L’abandon de cette exigence d’application, par le juge étranger, de la règle française de conflit de lois est intervenu en 2007 (Cornelissen, 20 février 2007, GP spécial Contentieux judiciaire international, n° 123 du 3 mai 2007, note M-L Niboyet).
L’arrêt qui nous intéresse est du 4 juillet 2006, donc antérieur à l’arrêt Cornelissen, mais il l’annonce, en quelque sorte. Voici comment :
Il s’agissait de l’effet en France d’un jugement suédois de reconnaissance de paternité naturelle. La cour d’appel avait admis la reconnaissance de ce jugement en France, en le considérant comme régulier, mais sans se prononcer sur la loi appliquée par le juge étranger.
L’arrêt est cassé, pour manque de base légale, la cour d’appel n’ayant pas recherché « si le jugement étranger remplissait toutes les conditions de régularité internationale tant au regard de la compétence du juge saisi, que de l’application au litige de la loi appropriée ».

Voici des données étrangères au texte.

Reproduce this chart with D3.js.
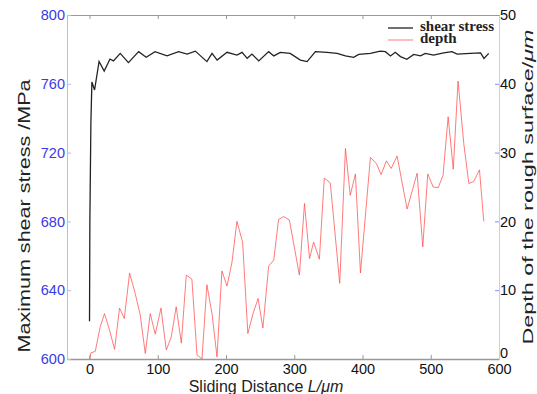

Dans son conclusif de cassation, la 1ère chambre civile invite le juge de renvoi à vérifier que le juge étranger a bien fait application au litige « de la loi appropriée » - et non plus, comme l’exigeait l’arrêt Munzer, de la loi désignée par la règle de conflit française. L’évolution de la règle de droit est manifeste, et c’est la structure spécifique du manque de base légale qui a permis de la réaliser.
Aussi est-il permis de conclure – au moins provisoirement – que le manque de base légale est un véritable cas d’ouverture à cassation :
- en ce qu’il permet de censurer une forme d’erreur dans le raisonnement juridique des juges du fond, erreur suffisamment grave pour que la décision qui en est affectée ne puisse pas être maintenue ;
- en ce qu’il est l’un des modes d’exercice, par la Cour de cassation, de son activité normative, lui donnant l’occasion de préciser les conditions d’application de la loi, voire même de faire évoluer cette application.
En ce sens, l’on peut affirmer que le manque de base légale participe pleinement à l’œuvre de la Cour de cassation, en tant que gardienne du droit.